Ah, home sweet home. It’s nice to have the feeling that you are where you belong and in a safe, warm bed every night…
UNTIL YOU HAVE TO LEAVE FOR CALIFORNIA TOMORROW.
I was really looking forward to settling down and getting some good writing done in the final days of Camp NaNoWriMo, but it looks like I only have move in day, yesterday, and today at my new place. Tomorrow morning I have to get up early and catch a flight to San Jose, bus into Milpitas, and then road trip down to LA. I say “have to” but honestly I couldn’t be more excited! My old boyfriend (and still best friend) wants to rethink our relationship. After five months of breathing time, (what my sport-nut Uncle affectionately referred to as a “heat check”) it seems like that boy and I are both of the opinion we would be happier together. However, I’m living my own life up heard in Portland now, so we’re going to take things slow and figure out what exactly it will mean for us to be “together.” Everything is golden though, and I have high hopes since we have never had anything but fun…whether we were friends, a couple, or even ex-s. The idea of getting Indian food at my favorite place for chai tea, taking one of our lovely little road trips, and going to see one of our favorite people perform at The Magic Castle in Hollywood sounds like the best and longest weekend I could imagine.
With my personal life in so much flux, I’ve ended up writing a lot of poetry and even some philosophical musings. I decided early on that for Camp NaNoWriMo anything I wrote would count toward my word count goal, except for my journalling.
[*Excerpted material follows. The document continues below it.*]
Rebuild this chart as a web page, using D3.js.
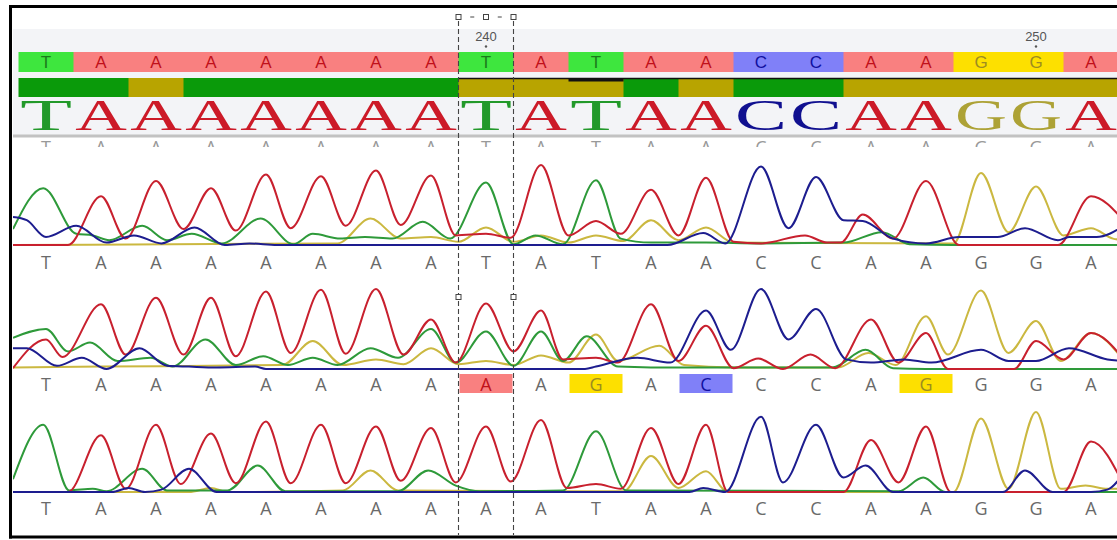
<!DOCTYPE html>
<html><head><meta charset="utf-8">
<script src="https://cdn.jsdelivr.net/npm/d3@7"></script>
<style>html,body{margin:0;padding:0;background:#fff;} svg{display:block;}</style>
</head><body>
<svg id="chart" width="1117" height="540"></svg>
<script>
// ---------- data ----------
const bases = ["T","A","A","A","A","A","A","A","T","A","T","A","A","C","C","A","A","G","G","A"];
const quality = ["g","g","o","g","g","g","g","g","o","o","o","g","o","g","g","o","o","o","o","o"];
const tickIndex = [8, 18];
const tickLabels = ["240", "250"];
const calls1 = ["T","A","A","A","A","A","A","A","T","A","T","A","A","C","C","A","A","G","G","A"];
const calls2 = ["T","A","A","A","A","A","A","A","A","A","G","A","C","C","C","A","G","G","G","A"];
const calls2Highlight = [8, 10, 12, 16];
const calls3 = ["T","A","A","A","A","A","A","A","A","A","T","A","A","C","C","A","A","G","G","A"];
const selection = [7.5, 8.5];

// traces: [base position, signal (0-100)]
const trace1A = [[-0.6,0],[0.4,0],[1,61],[1.45,8],[2,80],[2.5,20],[3,71],[3.45,18],[4,88],[4.45,21],[5,86],[5.45,24],[6,93],[6.45,25],[7,87],[7.45,12],[8,14],[8.45,9],[9,100],[9.5,12],[10,30],[10.45,14],[11,69],[11.5,12],[12,84],[12.5,4],[13,2],[13.8,12],[14.2,3],[14.45,3],[14.85,38],[15.4,8],[16,80],[16.6,0],[18.4,0],[19,61],[19.6,30]];
const trace1C = [[-0.6,35],[-0.35,31],[0,10],[0.55,24],[1.1,3],[1.6,12],[2.1,2],[2.7,22],[3.25,0],[3.7,2],[4.2,0],[11.3,0],[11.95,15],[12.35,2],[13,98],[13.5,21],[14,85],[14.5,31],[14.85,30],[15.4,8],[16,2],[16.6,10],[17.3,10],[17.8,21],[18.4,6],[18.6,10],[19.1,10],[19.6,24]];
const trace1G = [[-0.6,0],[5.3,2],[5.9,33],[6.45,8],[7,10],[7.5,4],[8,22],[8.5,4],[9,12],[9.5,3],[10,12],[10.5,5],[11,31],[11.5,6],[12,22],[12.5,3],[16.5,2],[17,90],[17.5,16],[18,73],[18.5,12],[19,21],[19.4,8],[19.6,6]];
const trace1T = [[-0.6,20],[-0.05,71],[0.55,14],[0.85,12],[1.15,6],[1.75,24],[2.2,6],[2.65,14],[3.2,2],[3.9,33],[4.5,1],[4.85,14],[5.35,8],[5.8,10],[6.3,8],[6.85,29],[7.35,8],[8,78],[8.5,1],[8.9,12],[9.4,1],[10,81],[10.45,8],[11,3],[12,3],[13,2],[14.5,3],[15.2,16],[15.7,1],[16.5,0],[19.6,0]];

const trace2A = [[-0.6,1],[0,37],[0.3,15],[1,81],[1.45,18],[2,89],[2.5,18],[3,89],[3.45,16],[4,97],[4.45,20],[5,99],[5.45,19],[6,100],[6.5,18],[7,62],[7.45,8],[8,82],[8.5,22],[9,73],[9.4,12],[10,14],[10.4,8],[11,81],[11.5,10],[12,54],[12.5,1],[12.95,13],[13.4,0],[13.9,18],[14.35,1],[15,62],[15.5,8],[16,45],[16.4,0],[17.6,0],[18,35],[18.5,12],[19,45],[19.6,12]];
const trace2C = [[-0.6,26],[-0.35,26],[0.2,4],[0.65,14],[1.1,0],[1.7,26],[2.2,4],[2.6,3],[3.1,2],[3.8,3],[4.0,0],[9.8,0],[10,3],[10.75,14],[11.35,8],[12,73],[12.45,24],[13,100],[13.5,37],[14,75],[14.55,12],[15,8],[15.6,12],[16.1,8],[17,24],[17.5,10],[18,10],[18.6,26],[19.3,12],[19.6,10]];
const trace2G = [[-0.6,2],[1,3],[4.3,5],[4.85,35],[5.4,5],[6,12],[6.5,6],[7,26],[7.5,6],[8,10],[8.5,5],[9,17],[9.5,8],[10,43],[10.4,10],[11.15,29],[11.6,5],[12.5,2],[14.4,2],[14.95,20],[15.45,5],[16,66],[16.4,18],[17,98],[17.5,20],[18,60],[18.45,10],[19,45],[19.6,10]];
const trace2T = [[-0.6,39],[0,50],[0.4,22],[0.8,33],[1.3,10],[1.9,14],[2.3,3],[2.9,37],[3.45,5],[3.95,16],[4.4,5],[4.85,14],[5.3,5],[5.9,26],[6.4,14],[7,50],[7.45,8],[8,47],[8.5,4],[9,47],[9.4,10],[9.83,41],[10.4,3],[11,2],[14.3,2],[14.9,24],[15.4,1],[16,0],[19.6,0]];

const trace3A = [[-0.6,0],[0.4,0],[1,71],[1.45,4],[2,84],[2.45,10],[3,73],[3.45,11],[4,88],[4.45,11],[5,84],[5.45,11],[6,82],[6.45,14],[7,80],[7.45,12],[8,82],[8.45,13],[9,90],[9.47,5],[10,10],[10.45,4],[11,80],[11.5,10],[12,84],[12.4,0],[14.5,0],[15,65],[15.5,12],[16,82],[16.45,0],[18.5,0],[19,63],[19.6,8]];
const trace3C = [[-0.6,0],[1.2,0],[1.5,5],[1.8,0],[2.1,3],[2.6,29],[3.1,0],[11.7,0],[11.95,5],[12.35,0],[13,94],[13.4,12],[14,84],[14.5,18],[14.9,33],[15.4,0],[17.4,0],[17.8,27],[18.3,0],[19,0],[19.3,3],[19.6,24]];
const trace3G = [[-0.6,0],[2.6,0],[3,5],[3.3,0],[5.4,2],[5.9,27],[6.4,2],[10.5,1],[11,45],[11.5,5],[12,26],[12.4,0],[16.5,0],[17,92],[17.5,4],[18,100],[18.45,4],[18.9,8],[19.3,4],[19.6,4]];
const trace3T = [[-0.6,16],[-0.05,84],[0.42,2],[0.85,4],[1.1,1],[1.75,29],[2.2,2],[3.3,2],[3.85,33],[4.35,1],[6.4,1],[6.95,27],[7.45,8],[7.9,1],[9.4,2],[10,76],[10.55,2],[15.5,1],[15.95,18],[16.35,0],[19.6,0]];

// ---------- styles ----------
const lineColor = {A:"#c8202e", C:"#1d1d8f", G:"#cbb840", T:"#2e9a3a"};
const boxColor  = {A:"#f98080", C:"#8080f8", G:"#fde000", T:"#3ee63e"};
const textColor = {A:"#c0101a", C:"#1010a0", G:"#9c8c20", T:"#1b7a1b"};
const bigColor  = {A:"#cc1a28", C:"#101090", G:"#ada236", T:"#22992a"};
const qualColor = {g:"#0a9a0a", o:"#b8a400"};

const svg = d3.select("#chart");
const x = d3.scaleLinear().domain([0, 19]).range([46, 1091]);
const step = x(1) - x(0);

const defs = svg.append("defs");
defs.append("clipPath").attr("id","plot").append("rect").attr("x",13).attr("y",8).attr("width",1104).attr("height",527);
defs.append("clipPath").attr("id","peek").append("rect").attr("x",13).attr("y",138).attr("width",1104).attr("height",9);

const g = svg.append("g").attr("clip-path","url(#plot)");

// header band
g.append("rect").attr("x",13).attr("y",29).attr("width",1104).attr("height",107).attr("fill","#f3f4f7");

// ruler ticks
tickIndex.forEach((ti, k) => {
  g.append("text").attr("x", x(ti)).attr("y", 41).attr("text-anchor","middle")
   .attr("font-family","Liberation Sans, Arial, sans-serif").attr("font-size",13).attr("fill","#555").text(tickLabels[k]);
  g.append("circle").attr("cx", x(ti)).attr("cy", 46.5).attr("r", 1.2).attr("fill","#555");
});

// consensus boxes
g.selectAll("rect.cb").data(bases).join("rect").attr("class","cb")
  .attr("x",(d,i)=>x(i)-step/2).attr("y",52).attr("width",step+0.5).attr("height",20)
  .attr("fill",d=>boxColor[d]);
g.selectAll("text.cb").data(bases).join("text").attr("class","cb")
  .attr("x",(d,i)=>x(i)).attr("y",68).attr("text-anchor","middle")
  .attr("font-family","Liberation Sans, Arial, sans-serif").attr("font-size",17)
  .attr("fill",d=>textColor[d]).text(d=>d);

// quality bar
g.selectAll("rect.q").data(quality).join("rect").attr("class","q")
  .attr("x",(d,i)=>x(i)-step/2).attr("y",78).attr("width",step+0.5).attr("height",19)
  .attr("fill",d=>qualColor[d]);
g.append("line").attr("x1",x(selection[0])).attr("x2",1117).attr("y1",78.5).attr("y2",78.5).attr("stroke","#111").attr("stroke-width",1.5);
g.append("line").attr("x1",x(9.5)).attr("x2",x(10.5)).attr("y1",80).attr("y2",80).attr("stroke","#111").attr("stroke-width",3);

// big logo letters
const big = g.selectAll("text.big").data(bases).join("text").attr("class","big")
  .attr("text-anchor","middle")
  .attr("font-family","Liberation Serif, Times New Roman, serif").attr("font-size",44)
  .attr("fill",d=>bigColor[d]).text(d=>d);
big.each(function(d,i){
  const w = this.getBBox().width;
  const sx = (step-3)/w;
  d3.select(this).attr("transform",`translate(${x(i)},130) scale(${sx},1)`);
});

// separator
g.append("rect").attr("x",13).attr("y",134.5).attr("width",1104).attr("height",3).attr("fill","#c2c2c2");

// peeking labels row (tops of the labels of a row scrolled out of view)
const peek = svg.append("g").attr("clip-path","url(#peek)");
peek.selectAll("text").data(calls1).join("text")
  .attr("x",(d,i)=>x(i)).attr("y",154).attr("text-anchor","middle")
  .attr("font-family","Open Sans, Liberation Sans, sans-serif").attr("font-size",18)
  .attr("fill","#999").text(d=>d);

// panels
const panels = [
  {base:245, top:165, labelY:269, calls:calls1, traces:{G:trace1G,T:trace1T,A:trace1A,C:trace1C}},
  {base:369, top:289, labelY:391, calls:calls2, traces:{G:trace2G,T:trace2T,A:trace2A,C:trace2C}, highlight:calls2Highlight},
  {base:492, top:412, labelY:515, calls:calls3, traces:{G:trace3G,T:trace3T,A:trace3A,C:trace3C}}
];

panels.forEach(p => {
  const y = d3.scaleLinear().domain([0,100]).range([p.base, p.top]);
  const line = d3.line().x(d=>x(d[0])).y(d=>y(d[1])).curve(d3.curveMonotoneX);
  ["G","T","A","C"].forEach(ch => {
    g.append("path").attr("d", line(p.traces[ch])).attr("fill","none")
     .attr("stroke", lineColor[ch]).attr("stroke-width",2).attr("stroke-linejoin","round");
  });
  if (p.highlight) {
    g.selectAll(null).data(p.highlight).join("rect")
     .attr("x",i=>x(i)-step/2+1).attr("y",p.labelY-17).attr("width",step-2).attr("height",19)
     .attr("fill",i=>boxColor[p.calls[i]]);
  }
  g.selectAll(null).data(p.calls).join("text")
   .attr("x",(d,i)=>x(i)).attr("y",p.labelY).attr("text-anchor","middle")
   .attr("font-family","Open Sans, Liberation Sans, sans-serif").attr("font-size",18)
   .attr("fill",(d,i)=> (p.highlight && p.highlight.includes(i)) ? textColor[d] : "#6a6a6a")
   .text(d=>d);
});

// selection dashed lines and handles
selection.forEach(s => {
  g.append("line").attr("x1",x(s)).attr("x2",x(s)).attr("y1",21).attr("y2",540)
   .attr("stroke","#444").attr("stroke-width",1.1).attr("stroke-dasharray","5,3");
});
const handleXs = [x(selection[0]), x(8), x(selection[1])];
handleXs.forEach(hx => {
  g.append("rect").attr("x",hx-2.5).attr("y",14.5).attr("width",5).attr("height",5)
   .attr("fill","#fff").attr("stroke","#444").attr("stroke-width",1);
});
[ (handleXs[0]+handleXs[1])/2, (handleXs[1]+handleXs[2])/2 ].forEach(mx => {
  g.append("line").attr("x1",mx-2).attr("x2",mx+2).attr("y1",17).attr("y2",17).attr("stroke","#444");
});
selection.forEach(s => {
  g.append("rect").attr("x",x(s)-2.5).attr("y",294.5).attr("width",5).attr("height",5)
   .attr("fill","#fff").attr("stroke","#444").attr("stroke-width",1);
});

// frame
svg.append("line").attr("x1",10.5).attr("x2",10.5).attr("y1",5).attr("y2",538.5).attr("stroke","#000").attr("stroke-width",3);
svg.append("line").attr("x1",9).attr("x2",1117).attr("y1",6.5).attr("y2",6.5).attr("stroke","#000").attr("stroke-width",3);
svg.append("line").attr("x1",9).attr("x2",1117).attr("y1",537).attr("y2",537).attr("stroke","#000").attr("stroke-width",3);
</script>
</body></html>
I journal sometimes up to a thousand words a day, and no on ever sees those private thoughts, so I feel like that would be an awful inflation if I counted that toward my 20,000 word goal. I’ve still got about four thousand words to write before Saturday, but I’m optimistic that I will be able to win. I’ve pulled myself out of bigger holes. I didn’t really get any good short stories written, except for the ones I turned in for work, but that’s alright. I had a minor poetry blitz, and that makes me happy. If I take the next three days to finish the two short stories I started, I’m sure I will feel that the month has been productive. I also have a column to write for the next issue of Miracle, so if I get that drafted soon, my rough draft will count toward my NaNoWriMo goal, too.
I think I’ve finally figured out the short story I need to write, one that I feel passionate about and will reflect the artistic vision I want to take into an MFA program. It hits a little close to home, but maybe that will help even things out in my head right now anyways. I kind of like how real and close to heart I write my literary fiction. I want to do another story in the style of The Immaculate Memory of Megan Reed. I think that will best reflect my desire and passion for writing as it exists now. I don’t know what to think of this sudden and strange draw to “literary” fiction after years of speculative fiction. As always, I’m just going to go with the flow and see where my writing takes me.
I find Portland a very inspiring city. It will be interesting to see what becomes of my August here, and where I am going when my little mini lease runs out in September. I have no doubt that everything will work out beautifully.